Write out each line from the data below that includes the word "React".
── Working data
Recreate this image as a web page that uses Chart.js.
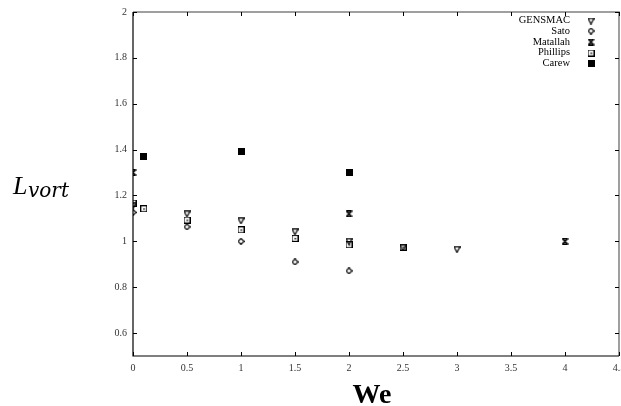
<!DOCTYPE html>
<html>
<head>
<meta charset="utf-8">
<script src="https://cdn.jsdelivr.net/npm/chart.js@4/dist/chart.umd.min.js"></script>
<style>
  html, body { margin: 0; padding: 0; background: #fff; overflow: hidden; }
  #wrap { width: 640px; height: 406px; }
</style>
</head>
<body>
<div id="wrap"><canvas id="chart" width="640" height="406"></canvas></div>
<script>
// data
const xTicks = [0, 0.5, 1, 1.5, 2, 2.5, 3, 3.5, 4, 4.5];
const yTicks = [0.6, 0.8, 1, 1.2, 1.4, 1.6, 1.8, 2];

const seriesNames = ['GENSMAC', 'Sato', 'Matallah', 'Phillips', 'Carew'];

const gensmacWe = [0, 0.5, 1, 1.5, 2, 2.5, 3];
const gensmacL  = [1.155, 1.12, 1.09, 1.042, 1.0, 0.972, 0.965];
const satoWe = [0, 0.5, 1, 1.5, 2];
const satoL  = [1.126, 1.063, 1.0, 0.91, 0.871];
const matallahWe = [0, 2, 4];
const matallahL  = [1.30, 1.12, 1.0];
const phillipsWe = [0, 0.1, 0.5, 1, 1.5, 2, 2.5];
const phillipsL  = [1.167, 1.142, 1.093, 1.05, 1.013, 0.985, 0.975];
const carewWe = [0.1, 1, 2];
const carewL  = [1.371, 1.393, 1.30];

// small marker images, drawn once
function makeMarker(kind) {
  const c = document.createElement('canvas');
  c.width = 7; c.height = 7;
  const g = c.getContext('2d');
  g.strokeStyle = '#000';
  g.fillStyle = '#000';
  g.lineWidth = 1.2;
  if (kind === 'tri') {
    g.beginPath();
    g.moveTo(0.5, 0.8); g.lineTo(6.5, 0.8); g.lineTo(3.5, 6.5); g.closePath();
    g.stroke();
  } else if (kind === 'diamond') {
    g.beginPath();
    g.moveTo(3.5, 0.5); g.lineTo(6.5, 3.5); g.lineTo(3.5, 6.5); g.lineTo(0.5, 3.5); g.closePath();
    g.stroke();
  } else if (kind === 'star') {
    g.lineWidth = 1.5;
    g.beginPath();
    g.moveTo(0.5, 0.5); g.lineTo(6.5, 6.5);
    g.moveTo(6.5, 0.5); g.lineTo(0.5, 6.5);
    g.moveTo(0.5, 0.8); g.lineTo(6.5, 0.8);
    g.moveTo(0.5, 6.2); g.lineTo(6.5, 6.2);
    g.stroke();
  } else if (kind === 'box') {
    g.strokeRect(0.5, 0.5, 6, 6);
    g.fillRect(3, 3, 1.5, 1.5);
  } else {
    g.fillRect(0, 0, 7, 7);
  }
  return c;
}

const markers = [makeMarker('tri'), makeMarker('diamond'), makeMarker('star'), makeMarker('box'), makeMarker('fill')];

function pts(xs, ys) {
  return xs.map((x, i) => ({ x: x, y: ys[i] }));
}

const datasets = [
  { label: seriesNames[0], data: pts(gensmacWe, gensmacL) },
  { label: seriesNames[1], data: pts(satoWe, satoL) },
  { label: seriesNames[2], data: pts(matallahWe, matallahL) },
  { label: seriesNames[3], data: pts(phillipsWe, phillipsL) },
  { label: seriesNames[4], data: pts(carewWe, carewL) }
].map((d, i) => Object.assign(d, {
  pointStyle: markers[i],
  pointRadius: 4,
  showLine: false
}));

const tickFont = { family: '"Liberation Serif", serif', size: 10 };

// frame, inward ticks, titles and legend
const decorPlugin = {
  id: 'decor',
  afterDraw(chart) {
    const ctx = chart.ctx;
    const a = chart.chartArea;
    const xs = chart.scales.x, ys = chart.scales.y;
    ctx.save();

    // frame
    ctx.lineWidth = 1.5;
    ctx.strokeStyle = '#808080';
    ctx.beginPath();
    ctx.moveTo(a.left, a.top); ctx.lineTo(a.right, a.top); ctx.lineTo(a.right, a.bottom);
    ctx.stroke();
    ctx.strokeStyle = '#000';
    ctx.lineWidth = 1.2;
    ctx.beginPath();
    ctx.moveTo(a.left, a.top); ctx.lineTo(a.left, a.bottom); ctx.lineTo(a.right, a.bottom);
    ctx.stroke();

    // inward tick marks on all four sides
    ctx.lineWidth = 1;
    ctx.strokeStyle = '#000';
    ctx.beginPath();
    xTicks.forEach(v => {
      const px = Math.round(xs.getPixelForValue(v)) + 0.5;
      ctx.moveTo(px, a.bottom); ctx.lineTo(px, a.bottom - 4);
      ctx.moveTo(px, a.top); ctx.lineTo(px, a.top + 4);
    });
    yTicks.forEach(v => {
      const py = Math.round(ys.getPixelForValue(v)) + 0.5;
      ctx.moveTo(a.left, py); ctx.lineTo(a.left + 4, py);
      ctx.moveTo(a.right, py); ctx.lineTo(a.right - 4, py);
    });
    ctx.stroke();

    // x title
    ctx.fillStyle = '#000';
    ctx.textAlign = 'center';
    ctx.textBaseline = 'alphabetic';
    ctx.font = 'bold 28px "Liberation Serif", serif';
    ctx.fillText('We', 372, 403);

    // y title L_vort
    ctx.textAlign = 'left';
    ctx.font = 'italic 26px "Liberation Serif", serif';
    ctx.fillText('L', 13, 194);
    ctx.font = 'italic 20px "DejaVu Serif", serif';
    ctx.fillText('vort', 28, 197);

    // legend, text right aligned with marker on the right
    ctx.font = '10.5px "Liberation Serif", serif';
    ctx.textAlign = 'right';
    ctx.textBaseline = 'middle';
    seriesNames.forEach((name, i) => {
      const y = 20.7 + i * 10.6;
      ctx.fillText(name, 570, y);
      const m = markers[i];
      ctx.drawImage(m, 591 - m.width / 2, Math.round(y) - m.height / 2);
    });

    ctx.restore();
  }
};

new Chart(document.getElementById('chart'), {
  type: 'scatter',
  data: { datasets: datasets },
  options: {
    responsive: false,
    animation: false,
    layout: { padding: { left: 0, right: 21, top: 12, bottom: 0 } },
    plugins: { legend: { display: false }, tooltip: { enabled: false } },
    scales: {
      x: {
        type: 'linear',
        min: 0,
        max: 4.5,
        afterBuildTicks: s => { s.ticks = xTicks.map(v => ({ value: v })); },
        afterFit: s => { s.height = 50; },
        grid: { display: false, drawTicks: false },
        border: { display: false },
        ticks: {
          font: tickFont,
          color: '#333',
          padding: 6,
          maxRotation: 0,
          autoSkip: false,
          callback: v => String(v)
        }
      },
      y: {
        min: 0.5,
        max: 2,
        afterBuildTicks: s => { s.ticks = yTicks.map(v => ({ value: v })); },
        afterFit: s => { s.width = 133; },
        grid: { display: false, drawTicks: false },
        border: { display: false },
        ticks: {
          font: tickFont,
          color: '#333',
          padding: 6,
          autoSkip: false,
          callback: v => String(v)
        }
      }
    }
  },
  plugins: [decorPlugin]
});
</script>
</body>
</html>
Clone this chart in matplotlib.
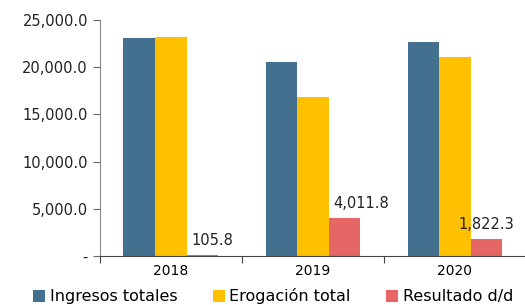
import matplotlib.pyplot as plt
import numpy as np
from matplotlib.ticker import FuncFormatter

years = ['2018', '2019', '2020']
ingresos = [23100, 20550, 22700]
erogacion = [23200, 16850, 21100]
resultado = [105.8, 4011.8, 1822.3]
labels = ['Ingresos totales', 'Erogación total', 'Resultado d/d']
colors = ['#44708f', '#ffc000', '#e66565']

plt.rcParams['font.family'] = ['DejaVu Sans']

fig = plt.figure(figsize=(5.25, 3.05), dpi=100)
ax = fig.add_axes([0.19, 0.161, 0.812, 0.773])

x = np.arange(len(years)) + 0.5
w = 0.222
series = [ingresos, erogacion, resultado]
for i, (vals, lab, c) in enumerate(zip(series, labels, colors)):
    ax.bar(x + (i - 1) * w, vals, w, color=c, label=lab)

# value labels above the result bars
dx = [0.07, 0.12, 0.0]
for xi, v, o in zip(x, resultado, dx):
    ax.annotate(f'{v:,.1f}', (xi + w + o, v), xytext=(0, 5), textcoords='offset points',
                ha='center', va='bottom', fontsize=10.5, color='#222222')

ax.set_xlim(0, 3)
ax.set_ylim(0, 25000)
ax.set_yticks(np.arange(0, 25001, 5000))
ax.yaxis.set_major_formatter(FuncFormatter(lambda v, p: '-' if v == 0 else f'{v:,.1f}'))
ax.set_xticks([0, 1, 2, 3])
ax.set_xticklabels([])
ax.set_xticks(x, minor=True)
ax.set_xticklabels(years, minor=True)
ax.tick_params(axis='x', which='minor', length=0, pad=6)
ax.tick_params(axis='x', which='major', length=5, color='#444444')
ax.tick_params(axis='y', length=5, color='#666666')
ax.tick_params(labelsize=10.5, labelcolor='#222222')

for s in ['top', 'right']:
    ax.spines[s].set_visible(False)
ax.spines['left'].set_color('#888888')
ax.spines['bottom'].set_color('#444444')

fig.legend(loc='lower center', bbox_to_anchor=(0.52, -0.035), ncol=3, frameon=False,
           fontsize=11.5, handlelength=0.75, handleheight=0.75, handletextpad=0.3,
           columnspacing=2.2, borderpad=0.2)

fig.savefig('out.png', dpi=100)
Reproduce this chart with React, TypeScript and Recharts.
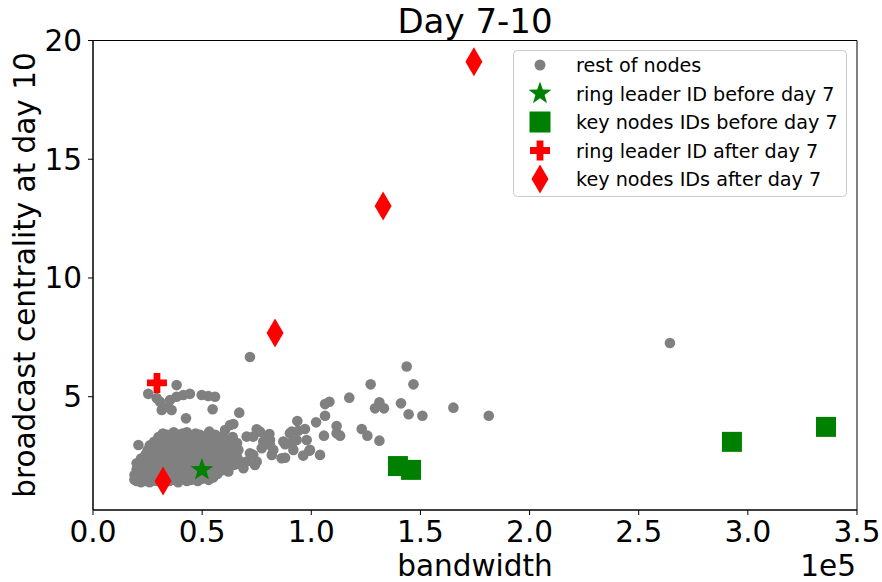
import React from 'react';
import { ScatterChart, Scatter, XAxis, YAxis, ReferenceArea } from 'recharts';

const FONT = '"DejaVu Sans", sans-serif';

// [bandwidth, broadcast centrality]
const restOfNodes: [number, number][] = [
  [71900, 6.67], [264300, 7.26], [143700, 6.27], [127200, 5.52], [146800, 5.52], [117400, 4.96],
  [108300, 4.79], [106300, 4.69], [131200, 4.77], [129200, 4.51], [133300, 4.51], [141100, 4.72],
  [144600, 4.26], [150900, 4.2], [165100, 4.54], [181300, 4.2], [106300, 4.2], [111600, 3.77],
  [105800, 3.36], [113200, 3.36], [123100, 3.64], [125700, 3.36], [131200, 3.15], [104000, 2.55],
  [93600, 3.98], [102200, 3.92], [91000, 3.53], [94000, 3.57], [97100, 3.64], [88000, 3.0],
  [91800, 3.11], [88000, 2.43], [96300, 2.52], [99100, 2.73], [67000, 4.33], [64300, 3.85],
  [60500, 3.6], [59000, 3.32], [75000, 3.63], [76500, 3.53], [73400, 3.32], [80800, 3.43],
  [81100, 3.18], [78000, 3.11], [77300, 2.83], [82600, 2.76], [81900, 2.55], [73400, 2.55],
  [70400, 2.27], [74200, 2.13], [68900, 1.99], [64300, 2.13], [61200, 1.92], [87200, 3.11],
  [90200, 3.04], [93300, 3.18], [86400, 2.41], [38300, 5.49], [25300, 5.12], [29200, 4.94],
  [30700, 4.79], [35300, 4.86], [38300, 5.0], [41400, 5.07], [44400, 5.12], [49800, 5.07],
  [52800, 5.03], [55900, 5.0], [34500, 4.58], [31500, 4.44], [36000, 4.44], [54800, 4.47],
  [42600, 4.09], [53300, 3.53], [20800, 2.97], [62800, 3.81], [70400, 3.32], [79600, 3.32],
  [81100, 2.97], [71900, 2.62], [75000, 2.27], [66600, 2.76], [90200, 3.46], [97900, 3.18],
  [91800, 2.76], [99400, 2.76], [111600, 3.46],
  [19000, 1.5], [19000, 1.7], [20000, 1.45], [20000, 1.95], [20000, 2.2], [21000, 1.6], [21000, 1.85],
  [22000, 1.4], [22000, 2.05], [22000, 2.4], [23000, 1.55], [23000, 1.75], [23000, 2.25],
  [24000, 1.45], [24000, 1.95], [24000, 2.55], [25000, 1.65], [25000, 2.15], [25000, 2.75],
  [26000, 1.4], [26000, 1.85], [26000, 2.4], [26000, 2.95], [27000, 1.55], [27000, 2.1], [27000, 2.6],
  [28000, 1.7], [28000, 2.3], [28000, 2.85], [28000, 3.1], [29000, 1.45], [29000, 1.95], [29000, 2.5],
  [30000, 1.6], [30000, 2.15], [30000, 2.75], [30000, 3.3], [31000, 1.85], [31000, 2.4], [31000, 3.0],
  [32000, 1.55], [32000, 2.1], [32000, 2.65], [32000, 3.45], [33000, 1.4], [33000, 1.9], [33000, 2.85],
  [33000, 3.2], [34000, 1.65], [34000, 2.3], [34000, 2.55], [34000, 3.4], [35000, 1.45], [35000, 2.05],
  [35000, 2.8], [35000, 3.05], [36000, 1.75], [36000, 2.45], [36000, 3.3], [37000, 1.5], [37000, 2.2],
  [37000, 2.7], [37000, 3.5], [38000, 1.95], [38000, 2.95], [38000, 3.15], [39000, 1.4], [39000, 1.65],
  [39000, 2.4], [39000, 3.4], [40000, 2.1], [40000, 2.65], [40000, 3.0], [41000, 1.55], [41000, 1.85],
  [41000, 2.9], [41000, 3.45], [42000, 2.3], [42000, 2.55], [42000, 3.2], [43000, 1.45], [43000, 2.0],
  [43000, 2.8], [43000, 3.5], [44000, 1.7], [44000, 2.45], [44000, 3.1], [45000, 1.5], [45000, 2.2],
  [45000, 2.75], [45000, 3.35], [46000, 1.9], [46000, 2.55], [46000, 3.0], [47000, 1.6], [47000, 2.35],
  [47000, 3.45], [48000, 1.45], [48000, 2.05], [48000, 2.85], [48000, 3.2], [49000, 1.75], [49000, 2.5],
  [49000, 3.4], [50000, 1.55], [50000, 2.25], [50000, 2.95], [51000, 1.95], [51000, 2.7], [51000, 3.3],
  [52000, 1.65], [52000, 2.4], [52000, 3.05], [53000, 1.5], [53000, 2.15], [53000, 2.85], [53000, 3.45],
  [54000, 1.85], [54000, 2.6], [54000, 3.2], [55000, 1.6], [55000, 2.35], [55000, 2.95], [56000, 2.05],
  [56000, 2.75], [56000, 3.4], [57000, 1.75], [57000, 2.5], [57000, 3.15], [58000, 2.2], [58000, 2.9],
  [59000, 1.9], [59000, 2.65], [59000, 3.05], [60000, 2.4], [60000, 3.25], [61000, 2.1], [61000, 2.8],
  [62000, 1.85], [62000, 2.55], [62000, 3.1], [63000, 2.3], [63000, 2.95], [64000, 2.6], [64000, 3.3],
  [65000, 2.15], [65000, 2.85], [66000, 2.45], [66000, 3.05], [67000, 2.3],
];
const ringLeaderBefore: [number, number][] = [[49900, 1.92]];
const keyNodesBefore: [number, number][] = [[139700, 2.08], [145700, 1.92], [292700, 3.1], [335800, 3.73]];
const ringLeaderAfter: [number, number][] = [[29300, 5.58]];
const keyNodesAfter: [number, number][] = [[32100, 1.45], [83400, 7.68], [132900, 13.03], [174500, 19.1]];

const xTicks = [0, 50000, 100000, 150000, 200000, 250000, 300000, 350000];
const yTicks = [5, 10, 15, 20];
const xDomain: [number, number] = [0, 350000];
const yDomain: [number, number] = [0.23, 20];

const legendLabels = [
  'rest of nodes',
  'ring leader ID before day 7',
  'key nodes IDs before day 7',
  'ring leader ID after day 7',
  'key nodes IDs after day 7',
];

const toPts = (arr: [number, number][]) => arr.map(([x, y]) => ({ x, y }));

const GREY = '#808080';
const GREEN = '#008000';
const RED = '#ff0000';

function starPath(cx: number, cy: number, R: number, r: number) {
  let d = '';
  for (let i = 0; i < 10; i++) {
    const rad = i % 2 === 0 ? R : r;
    const a = -Math.PI / 2 + (i * Math.PI) / 5;
    d += (i === 0 ? 'M' : 'L') + (cx + rad * Math.cos(a)).toFixed(2) + ',' + (cy + rad * Math.sin(a)).toFixed(2);
  }
  return d + 'Z';
}
function plusPath(cx: number, cy: number, h: number, w: number) {
  return `M${cx - w},${cy - h}L${cx + w},${cy - h}L${cx + w},${cy - w}L${cx + h},${cy - w}L${cx + h},${cy + w}L${cx + w},${cy + w}L${cx + w},${cy + h}L${cx - w},${cy + h}L${cx - w},${cy + w}L${cx - h},${cy + w}L${cx - h},${cy - w}L${cx - w},${cy - w}Z`;
}
function diamondPath(cx: number, cy: number, hw: number, hh: number) {
  return `M${cx},${cy - hh}L${cx + hw},${cy}L${cx},${cy + hh}L${cx - hw},${cy}Z`;
}

const CircleShape = (p: any) => <circle cx={p.cx} cy={p.cy} r={5.3} fill={GREY} />;
const StarShape = (p: any) => <path d={starPath(p.cx, p.cy, 12, 4.8)} fill={GREEN} />;
const SquareShape = (p: any) => <rect x={p.cx - 10} y={p.cy - 10} width={20} height={20} fill={GREEN} />;
const PlusShape = (p: any) => <path d={plusPath(p.cx, p.cy, 10, 3.4)} fill={RED} />;
const DiamondShape = (p: any) => <path d={diamondPath(p.cx, p.cy, 8.5, 14.5)} fill={RED} />;

export default function App() {
  const rows = [65, 93.5, 122, 150.5, 179];
  const mx = 540;
  return (
    <div style={{ position: 'absolute', left: 0, top: 0, width: 882, height: 582, background: '#fff' }}>
      <ScatterChart
        width={882}
        height={582}
        margin={{ top: 40.5, right: 25, bottom: 32, left: 33 }}
      >
        <XAxis
          type="number"
          dataKey="x"
          domain={xDomain}
          ticks={xTicks}
          interval={0}
          allowDataOverflow
          height={40}
          tickSize={5}
          tickMargin={6}
          stroke="#000"
          tick={{ fill: '#000', fontSize: 29.5, fontFamily: FONT }}
          tickFormatter={(v: number) => (v / 1e5).toFixed(1)}
        />
        <YAxis
          type="number"
          dataKey="y"
          domain={yDomain}
          ticks={yTicks}
          interval={0}
          allowDataOverflow
          width={60}
          tickSize={5}
          tickMargin={6}
          stroke="#000"
          tick={{ fill: '#000', fontSize: 29.5, fontFamily: FONT }}
        />
        <ReferenceArea x1={xDomain[0]} x2={xDomain[1]} y1={yDomain[0]} y2={yDomain[1]} fill="none" stroke="#000" strokeWidth={1} fillOpacity={0} />
        <Scatter data={toPts(restOfNodes)} shape={CircleShape} isAnimationActive={false} />
        <Scatter data={toPts(ringLeaderBefore)} shape={StarShape} isAnimationActive={false} />
        <Scatter data={toPts(keyNodesBefore)} shape={SquareShape} isAnimationActive={false} />
        <Scatter data={toPts(ringLeaderAfter)} shape={PlusShape} isAnimationActive={false} />
        <Scatter data={toPts(keyNodesAfter)} shape={DiamondShape} isAnimationActive={false} />
      </ScatterChart>
      <svg width={882} height={582} style={{ position: 'absolute', left: 0, top: 0, pointerEvents: 'none' }}>
        <text x={475} y={33} textAnchor="middle" fontSize={34} fontFamily={FONT} fill="#000">Day 7-10</text>
        <text x={475} y={576} textAnchor="middle" fontSize={29.5} fontFamily={FONT} fill="#000">bandwidth</text>
        <text x={856} y={576} textAnchor="end" fontSize={29.5} fontFamily={FONT} fill="#000">1e5</text>
        <text transform="rotate(-90)" x={-275} y={35} textAnchor="middle" fontSize={29.5} fontFamily={FONT} fill="#000">broadcast centrality at day 10</text>
        <rect x={513.5} y={50.5} width={333} height={146} rx={4} fill="#fff" fillOpacity={0.8} stroke="#cccccc" />
        <circle cx={mx} cy={rows[0]} r={5.5} fill={GREY} />
        <path d={starPath(mx, rows[1], 12, 4.8)} fill={GREEN} />
        <rect x={mx - 10.5} y={rows[2] - 10.5} width={21} height={21} fill={GREEN} />
        <path d={plusPath(mx, rows[3], 10, 3.4)} fill={RED} />
        <path d={diamondPath(mx, rows[4], 8.5, 14.5)} fill={RED} />
        {legendLabels.map((l, i) => (
          <text key={l} x={576} y={rows[i] + 7} fontSize={19.2} fontFamily={FONT} fill="#000">{l}</text>
        ))}
      </svg>
    </div>
  );
}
────
* Task answer
Reproduce this chart with React, TypeScript and Recharts.
import React from 'react';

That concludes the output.